All told, Southwestern’s Fayetteville production has soared to 500 MMcf per day in July compared to 300 MMcf per day one year ago. Management is targeting total production for 2008 of between 181 bcf and 185 bcf, up from 113 bcf in 2007, an impressive 64 percent growth rate.
The Fayetteville seems to offer attractive economics, Southwestern’s F&D costs stood at about $15/boe last year, higher than XTO and EOG but lower than Newfield in the Woodford. In addition, the company has been steadily cutting well costs and is projecting a further drop in F&D costs for the full year this year. I will track Southwestern Energy as a buy in How They Rate.
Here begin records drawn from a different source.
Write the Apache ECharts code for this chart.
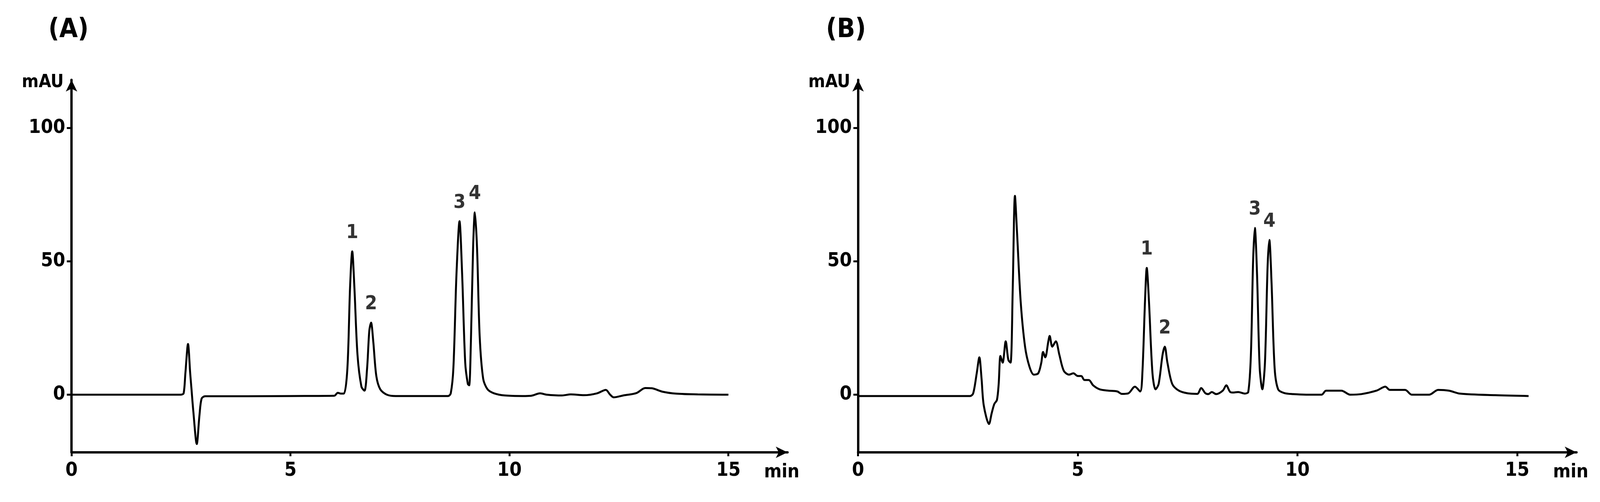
<!DOCTYPE html>
<html>
<head>
<meta charset="utf-8">
<script src="https://cdn.jsdelivr.net/npm/echarts@6/dist/echarts.min.js"></script>
<style>html,body{margin:0;padding:0;background:#fff;overflow:hidden}#chart{width:100vw;height:100vh}</style>
</head>
<body>
<div id="chart"></div>
<script>
// chromatogram A: [min, mAU]
var traceA = [
  [0,0],[1,0],[2,0],[2.5,0],[2.56,0.5],[2.6,8],[2.66,19],[2.71,8],[2.74,2],[2.78,-6],[2.86,-18.5],[2.92,-8],[2.97,-1.5],[3.05,-0.6],
  [4,-0.6],[5,-0.5],[6,-0.4],[6.08,0.7],[6.15,0.4],[6.22,0.4],[6.3,10],[6.36,40],[6.41,53.7],[6.46,40],[6.53,15],[6.62,3],[6.69,1.5],
  [6.75,10],[6.8,24],[6.84,27],[6.89,20],[6.96,7],[7.05,2],[7.2,0],[7.4,-0.5],[8,-0.5],[8.6,-0.5],[8.66,0.5],[8.72,10],[8.79,45],
  [8.86,65],[8.92,45],[8.99,12],[9.05,4],[9.08,3.5],[9.12,20],[9.17,55],[9.21,68.3],[9.26,55],[9.32,22],[9.4,6],[9.5,2],[9.65,0.5],
  [9.9,-0.3],[10.3,-0.5],[10.5,-0.4],[10.7,0.5],[10.85,0],[11.2,-0.3],[11.4,0.1],[11.7,-0.2],[12.0,0.5],[12.2,1.8],[12.3,0],[12.38,-1],
  [12.6,-0.3],[12.9,0.6],[13.1,2.5],[13.25,2.4],[13.5,1.1],[13.8,0.4],[14.3,0.1],[15,0]
];
// chromatogram B: [min, mAU]
var traceB = [
  [0,-0.5],[1,-0.5],[2,-0.5],[2.55,-0.5],[2.62,0.5],[2.7,8],[2.76,14],[2.81,6],[2.86,-4],[2.98,-11],[3.04,-7],[3.1,-3.5],[3.16,-2],
  [3.2,4],[3.24,14.5],[3.29,12],[3.36,20],[3.42,13],[3.47,12],[3.52,40],[3.57,74.5],[3.62,60],[3.7,35],[3.8,18],[3.9,10.5],[4.0,7.5],
  [4.1,8],[4.17,12],[4.21,16],[4.26,14],[4.33,20],[4.36,22],[4.42,18],[4.5,20],[4.58,15],[4.68,9],[4.8,7.5],[4.9,8],[5.0,7],[5.08,7],
  [5.15,5.5],[5.25,5.5],[5.35,3.5],[5.5,2],[5.7,1.5],[5.9,1.2],[6.0,0.3],[6.15,0.5],[6.3,3],[6.42,1.2],[6.47,8],[6.53,35],[6.57,47.5],
  [6.62,35],[6.7,8],[6.77,2],[6.84,4],[6.93,15],[6.98,18],[7.04,12],[7.15,4],[7.3,1.5],[7.5,0.5],[7.72,0.3],[7.81,2.5],[7.9,0.6],
  [7.97,0.2],[8.05,1],[8.15,0.2],[8.3,1.5],[8.38,3.5],[8.47,1],[8.55,0.8],[8.65,1],[8.8,0.4],[8.88,1],[8.94,15],[8.99,50],[9.03,62.5],
  [9.08,45],[9.14,10],[9.2,2],[9.26,12],[9.32,48],[9.36,58],[9.41,42],[9.48,10],[9.56,2],[9.7,0.6],[9.9,0.2],[10.2,0],[10.55,0],
  [10.65,1.5],[11.0,1.5],[11.2,0],[11.45,0.2],[11.8,1.5],[12.0,3],[12.1,1.8],[12.45,1.8],[12.6,0],[13.0,0],[13.2,1.8],[13.45,1.5],
  [13.7,0.4],[14.5,-0.2],[15.26,-0.5]
];
var peaksA = [['1',6.41,53.7],['2',6.84,27],['3',8.86,65],['4',9.21,68.3]];
var peaksB = [['1',6.57,47.5],['2',6.98,18],['3',9.03,62.5],['4',9.36,58]];
var xTicks = [0, 5, 10, 15];
var yTicks = [0, 50, 100];
var panelTitles = ['(A)', '(B)'];

var font = '"Liberation Sans Narrow", "DejaVu Sans Condensed", "Liberation Sans", sans-serif';
var axisLine = {onZero: false, symbol: ['none', 'arrow'], symbolSize: [22, 30], lineStyle: {color: '#000', width: 6}};

function xAxis(i) {
  return {
    gridIndex: i, type: 'value', min: 0, max: 16.35,
    name: 'min', nameLocation: 'end', nameGap: -60,
    nameTextStyle: {fontFamily: font, fontWeight: 'bold', fontSize: 48, color: '#000', verticalAlign: 'top', padding: [28, 0, 0, 0]},
    axisLine: axisLine, splitLine: {show: false},
    axisTick: {show: true, customValues: xTicks, length: 10, lineStyle: {width: 5, color: '#000'}},
    axisLabel: {customValues: xTicks, margin: 22, fontFamily: font, fontWeight: 'bold', fontSize: 50, color: '#000'}
  };
}
function yAxis(i) {
  return {
    gridIndex: i, type: 'value', min: -21.6, max: 118,
    name: 'mAU', nameLocation: 'end', nameGap: -30,
    nameTextStyle: {fontFamily: font, fontWeight: 'bold', fontSize: 46, color: '#000', align: 'right', padding: [0, 20, 0, 0]},
    axisLine: axisLine, splitLine: {show: false},
    axisTick: {show: true, customValues: yTicks, length: 12, lineStyle: {width: 5, color: '#000'}},
    axisLabel: {customValues: yTicks, margin: 16, fontFamily: font, fontWeight: 'bold', fontSize: 50, color: '#000'}
  };
}
function trace(i, data) {
  return {type: 'line', xAxisIndex: i, yAxisIndex: i, data: data, smooth: 0.3, symbol: 'none',
    lineStyle: {color: '#000', width: 5}};
}
function labels(i, peaks) {
  return {type: 'scatter', xAxisIndex: i, yAxisIndex: i, symbolSize: 0, silent: true,
    data: peaks.map(function (p) { return {name: p[0], value: [p[1], p[2]]}; }),
    label: {show: true, position: 'top', distance: 22, formatter: '{b}', fontFamily: font, fontWeight: 'bold', fontSize: 50, color: '#000'}};
}

var chart = echarts.init(document.getElementById('chart'));
chart.setOption({
  backgroundColor: '#fff',
  animation: false,
  title: [
    {text: panelTitles[0], left: '2.9%', top: '3%', textStyle: {fontFamily: font, fontWeight: 'bold', fontSize: 68, color: '#000'}},
    {text: panelTitles[1], left: '51.5%', top: '3%', textStyle: {fontFamily: font, fontWeight: 'bold', fontSize: 68, color: '#000'}}
  ],
  grid: [
    {left: '4.47%', top: '15.9%', width: '44.75%', height: '74.2%'},
    {left: '53.63%', top: '15.9%', width: '44.9%', height: '74.2%'}
  ],
  xAxis: [xAxis(0), xAxis(1)],
  yAxis: [yAxis(0), yAxis(1)],
  series: [trace(0, traceA), trace(1, traceB), labels(0, peaksA), labels(1, peaksB)]
});
window.addEventListener('resize', function () { chart.resize(); });
</script>
</body>
</html>
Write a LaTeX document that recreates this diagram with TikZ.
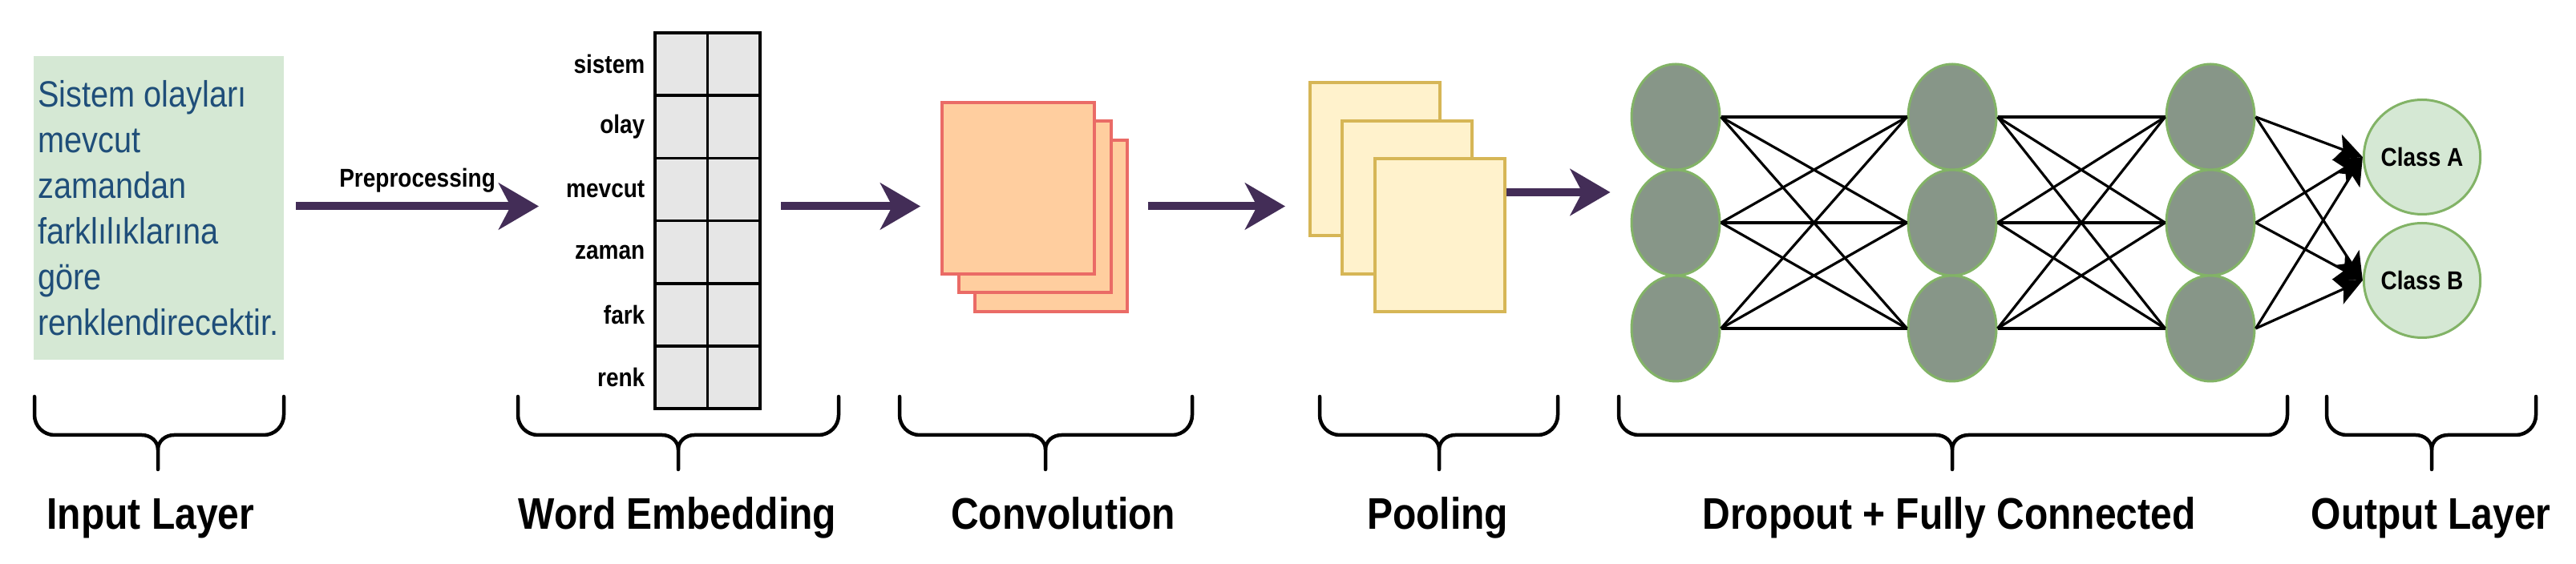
\documentclass[tikz,border=0pt]{standalone}
\usepackage{fontspec}
\setmainfont{Liberation Sans}
\usepackage{graphicx}
\usetikzlibrary{positioning,shapes.geometric,arrows.meta}

\definecolor{inputfill}{HTML}{D5E8D4}
\definecolor{inputtext}{HTML}{1F4E79}
\definecolor{cellfill}{HTML}{E6E6E6}
\definecolor{convfill}{HTML}{FFCE9F}
\definecolor{convline}{HTML}{EA6B66}
\definecolor{poolfill}{HTML}{FFF2CC}
\definecolor{poolline}{HTML}{D6B656}
\definecolor{neuronfill}{HTML}{879688}
\definecolor{neuronline}{HTML}{82B366}
\definecolor{flowcol}{HTML}{432D57}

\newcommand{\vstretch}[1]{\scalebox{1}[1.15]{#1}}
% curly brace under a layer: left end, tip, right end
\newcommand{\layerbrace}[3]{%
    \draw[bracestyle] (#1,209) -- (#1,186) to[out=-90,in=180] ({#1+25},161)
        -- ({#2-20},161) to[out=0,in=90] (#2,143) -- (#2,118);
    \draw[bracestyle] (#3,209) -- (#3,186) to[out=-90,in=0] ({#3-25},161)
        -- ({#2+20},161) to[out=180,in=90] (#2,143);}

\tikzset{
    inputbox/.style={rectangle, fill=inputfill, minimum width=31.1mm, minimum height=37.9mm,
        inner xsep=0.6mm, text=inputtext},
    cell/.style={rectangle, draw=black, line width=0.35mm, fill=cellfill,
        minimum width=6.55mm, minimum height=7.82mm, inner sep=0pt, outer sep=0pt},
    smalllabel/.style={font=\bfseries\fontsize{7.97}{9}\selectfont, inner sep=0pt},
    layerlabel/.style={font=\bfseries\fontsize{13.66}{16}\selectfont, inner sep=0pt, anchor=base},
    convmap/.style={rectangle, draw=convline, fill=convfill, line width=0.4mm,
        minimum width=19mm, minimum height=21.4mm},
    poolmap/.style={rectangle, draw=poolline, fill=poolfill, line width=0.4mm,
        minimum width=16.2mm, minimum height=19.1mm},
    neuron/.style={ellipse, draw=neuronline, fill=neuronfill, line width=0.3mm,
        minimum width=11mm, minimum height=13.2mm, inner sep=0pt},
    classnode/.style={ellipse, draw=neuronline, fill=inputfill, line width=0.3mm,
        minimum width=12mm, minimum height=14.3mm, inner sep=0pt,
        font=\bfseries\fontsize{7.97}{9}\selectfont},
    flow/.style={draw=flowcol, line width=1mm, -{Stealth[length=5mm,width=5.8mm,inset=1.5mm]}},
    link/.style={draw=black, line width=0.32mm},
    outlink/.style={link, -{Stealth[length=3.4mm,width=3.4mm,inset=0.8mm]}},
    bracestyle/.style={draw=black, line width=0.45mm, line cap=round},
}

\begin{document}
\begin{tikzpicture}[x=0.1mm, y=0.1mm]
    \useasboundingbox (0,0) rectangle (3213,704);

    % input text
    \node[inputbox] (inp) at (197.5,444.5) {\vstretch{\parbox{30mm}{\raggedright
        \fontsize{11.3}{14.1}\selectfont
        Sistem olayları\\mevcut\\zamandan\\farklılıklarına\\göre\\renklendirecektir.}}};

    % word embedding table
    \foreach \w [count=\i] in {sistem,olay,mevcut,zaman,fark,renk} {
        \node[cell] (c\i-1) at (849.75,{663-78.2*(\i-0.5)}) {};
        \node[cell, right=0mm of c\i-1] (c\i-2) {};
        \node[smalllabel, left=1.2mm of c\i-1] (w\i) {\vstretch{\w}};
    }

    % feature maps
    \node[convmap] (conv3) at (1310.5,421.5) {};
    \node[convmap] (conv2) at (1290.5,445.5) {};
    \node[convmap] (conv1) at (1270,469) {};

    \node[poolmap] (pool1) at (1715,505.5) {};
    \node[poolmap] (pool2) at (1755,457) {};
    \node[poolmap] (pool3) at (1795.5,410) {};

    % dense layers
    \foreach \c/\x in {1/2090,2/2435,3/2757}
        \foreach \r/\y in {1/558,2/426,3/294}
            \node[neuron] (n\c-\r) at (\x,\y) {};

    \node[classnode] (clsA) at (3021,508) {\vstretch{Class A}};
    \node[classnode] (clsB) at (3021,354) {\vstretch{Class B}};

    \foreach \r in {1,2,3} {
        \foreach \s in {1,2,3} {
            \draw[link] (n1-\r.east) -- (n2-\s.west);
            \draw[link] (n2-\r.east) -- (n3-\s.west);
        }
        \draw[outlink] (n3-\r.east) -- (clsA.west);
        \draw[outlink] (n3-\r.east) -- (clsB.west);
    }

    % flow arrows
    \coordinate (lvl) at ([yshift=0.2mm]inp.east);
    \draw[flow] ([xshift=1.5mm]lvl) -- ([xshift=-14.5mm]c1-1.west |- lvl)
        node[midway, above=1.2mm, smalllabel, text=black] (prep) {\vstretch{Preprocessing}};
    \draw[flow] ([xshift=2.6mm]c1-2.east |- lvl) -- ([xshift=-2.5mm]conv1.west |- lvl);
    \draw[flow] ([xshift=2.4mm]conv3.east |- lvl) -- ([xshift=-2.9mm]pool1.west |- lvl);
    \coordinate (a4) at ([yshift=5.4mm]pool3.east);
    \draw[flow] (a4) -- ([xshift=-2.5mm]n1-2.west |- a4);

    % braces and layer names
    \layerbrace{43}{197}{354}
    \layerbrace{646}{846}{1046}
    \layerbrace{1122}{1304}{1487}
    \layerbrace{1646}{1795}{1943}
    \layerbrace{2019}{2435}{2853}
    \layerbrace{2902}{3033}{3163}

    \node[layerlabel] (lblinput) at (188,43) {\vstretch{Input Layer}};
    \node[layerlabel] (lblemb) at (845,43) {\vstretch{Word Embedding}};
    \node[layerlabel] (lblconv) at (1326,43) {\vstretch{Convolution}};
    \node[layerlabel] (lblpool) at (1793,43) {\vstretch{Pooling}};
    \node[layerlabel] (lbldense) at (2431,43) {\vstretch{Dropout + Fully Connected}};
    \node[layerlabel] (lblout) at (3032,43) {\vstretch{Output Layer}};
\end{tikzpicture}
\end{document}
In addition to Southwestern, Chesapeake and Petrohawk both have significant positions in the Fayetteville Shale. Although the Haynesville has been the focus of most analyst attention for both firms lately, that doesn’t mean the Fayetteville acreage is unattractive.
Gushers recommendation Petrohawk has 157,000 net acres in the heart of the Arkansas Fayetteville. The company has nine rigs in the region and is planning to add a tenth this quarter. The company has budgeted $395 million this year in Fayetteville, actually a larger amount than its $295 million capital spending target in the Haynesville.
Petrohawk seems to be drilling some nice wells in the region, including two wells it completed in the second quarter with IP rates near 3 MMcf per day. This statistic suggests Petrohawk isn’t sitting on second-tier acreage.